Эйдан рванул Ливиану к себе, сжал так, что расслышал хруст ее ребер, прижался щекой к макушке…
– Прости, прости меня, – горячо заговорил мужчина. – Прости! Я верну тебе сына, клянусь. Слышишь, клянусь! Тейд будет рядом, живой и невредимый. Я оставлю вас в покое, обещаю. Помогу устроиться, где ты захочешь, и уйду. Никогда не потревожу. Клянусь. Верь мне, Ливиа…
– Я уже однажды поверила! – выкрикнула она.
– И я не солгал ни словом. Откуда мне было знать, что мой самый верный друг уже находится во власти врага? Клянусь, я верил, что скрыл вас от опасности.
– Что они сделают с моим мальчиком?!
– Ничего, Лив, ничего не сделают. – Эйдан обхватил ее голову ладонями, заставив смотреть себе в глаза: – Я повязал их по рукам и ногам. Чтобы получить нужную вещь, им придется считаться с моими требованиями. Я верну тебе сына, обещаю. И сделаю всё, чтобы вы выбрались из этой истории живыми и невредимыми.
– Ты использовал нас, да? Использовал, чтобы подобраться к этим? – лицо ее опять скривилось от подступившего рыдания.
Эйдан судорожно вздохнул, глядя на окровавленную щеку, болезненно поморщился и, вновь прижав к себе женщину, зарылся пальцами ей в волосы.
– Мы были наживкой?
– Я скорей вскрою себе глотку, чем подвергну вас опасности, – произнес он, глядя вслед удаляющемуся отряду острым взглядом, в котором полыхала холодная ярость. – Я только хотел защитить, раз уж вы оказались невольно втянуты во всё это.

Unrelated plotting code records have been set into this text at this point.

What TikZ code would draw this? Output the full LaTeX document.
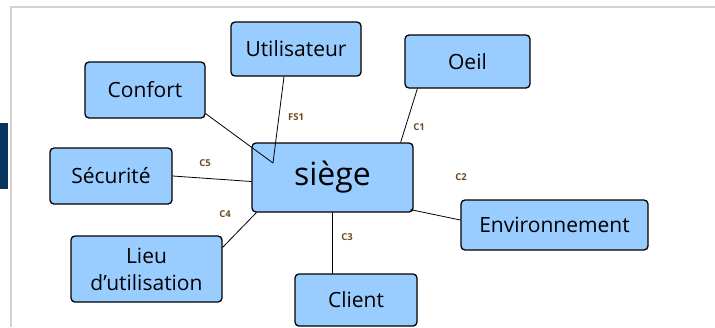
\documentclass[tikz,border=0pt]{standalone}
\usepackage{fontspec}
\setmainfont{Open Sans}
\definecolor{bleuboite}{RGB}{153,204,255}
\definecolor{marine}{RGB}{10,52,96}
\definecolor{etiq}{RGB}{110,75,30}
\begin{document}
\begin{tikzpicture}[x=1pt, y=-1pt, line join=round, line cap=round,
	boite/.style={draw, line width=1.3pt, fill=bleuboite, rounded corners=4pt, inner sep=0pt, font=\fontsize{21}{24}\selectfont},
	lien/.style={line width=0.8pt},
	etiquette/.style={text=etiq, inner sep=0pt, font=\fontsize{9.5}{10}\selectfont\bfseries}]
	% cadre et fond
	\useasboundingbox (0,0) rectangle (715,327);
	\fill[marine] (0,123) rectangle (8,189);
	\draw[gray!35, line width=2pt, line cap=butt] (11,327) -- (11,7) -- (715,7);
	% les boites
	\node[boite, minimum width=161pt, minimum height=69pt, font=\fontsize{32}{36}\selectfont] (siege) at (332.5,177.5) {siège};
	\node[boite, minimum width=130pt, minimum height=54pt] (util) at (296,49) {Utilisateur};
	\node[boite, minimum width=120pt, minimum height=56pt] (confort) at (145,90) {Confort};
	\node[boite, minimum width=125pt, minimum height=53pt] (oeil) at (467.5,61.5) {Oeil};
	\node[boite, minimum width=122pt, minimum height=56pt] (secu) at (111,176) {Sécurité};
	\node[boite, minimum width=151pt, minimum height=66pt, align=center] (lieu) at (146.5,269) {Lieu\\[3pt]d'utilisation};
	\node[boite, minimum width=122pt, minimum height=52pt] (client) at (356,300) {Client};
	\node[boite, minimum width=187pt, minimum height=50pt] (env) at (554.5,225) {Environnement};
	% les liens
	\coordinate (pointe) at (273,163);
	\draw[lien] ([xshift=-12pt]util.south) -- (pointe) -- ([yshift=5pt]confort.south east);
	\draw[lien] ([xshift=13pt]oeil.south west) -- ([xshift=-13pt]siege.north east);
	\draw[lien] (secu.east) -- ([yshift=-4pt]siege.west);
	\draw[lien] ([yshift=-12pt]lieu.north east) -- ([xshift=5pt]siege.south west);
	\draw[lien] (siege.south) -- (siege.south |- client.north);
	\draw[lien] ([xshift=-3pt, yshift=3pt]siege.south east) -- ([yshift=5pt]env.west);
	% les etiquettes
	\node[etiquette] (fs1) at (296,117) {FS1};
	\node[etiquette] (c1) at (419,127) {C1};
	\node[etiquette] (c5) at (205,163) {C5};
	\node[etiquette] (c2) at (461,177) {C2};
	\node[etiquette] (c4) at (225,214) {C4};
	\node[etiquette] (c3) at (347,237) {C3};
\end{tikzpicture}
\end{document}
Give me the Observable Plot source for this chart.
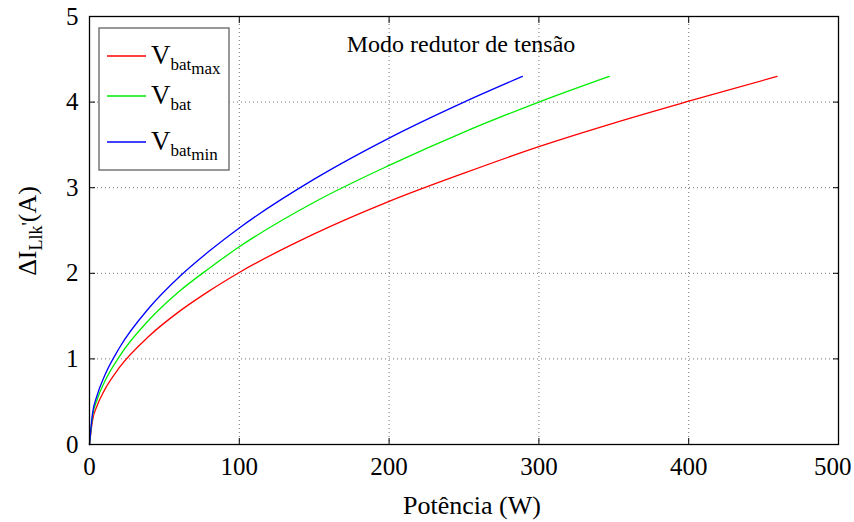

– Я вам не верю, – всхлипнула Ливиана, вдруг обмякнув в руках шейда. – Не верю…
– Я знаю, – прошептал Эйдан. – И это убивает.
Ливиана снова вскинула голову и посмотрела на Виллора.
– Тим… Он пытался нас защитить…
– Он жив, Ливиа, – ответил ей инквизитор. – Тимас сейчас в обители, им занимается лекарь. Я опоздал к вам, но успел к нему.
– Хорошо, – шепнула госпожа Ассель и вновь расплакалась, прижавшись лбом к груди Эйдана.
Он провел ладонью по растрепанным волосам женщины, не удержался и осторожно поцеловал в макушку, после вновь сильней сжал объятья и ненадолго замер, слушая ее всхлипы. В душе старшего инквизитора нежность, горечь и яростная ненависть переплелись в столь тугой жгут, что на нем, кажется, можно было удавить обидчиков маленькой вдовы и ее забавного сынишки, одного за другим.
Эйдан поднял лицо к небу, прикрыл глаза и втянул воздух сквозь стиснутые зубы. Он вспомнил лицо того, кто хлестнул беззащитную мать, рвавшуюся к своему ребенку, и принял решение, кому первому предъявить счет. Воспоминание о крике боли любимой женщины вырвал из горла тихий стон. Никогда еще Эйдан не ощущал себя столь бессильным, как в эти минуты, когда не мог вступить в открытое противостояние. Но шейд Виллор не был в числе тех, кто умел прощать и забывать нанесенные ему оскорбления, а удар хлыстом и рыдания несчастной вдовы он воспринял именно так.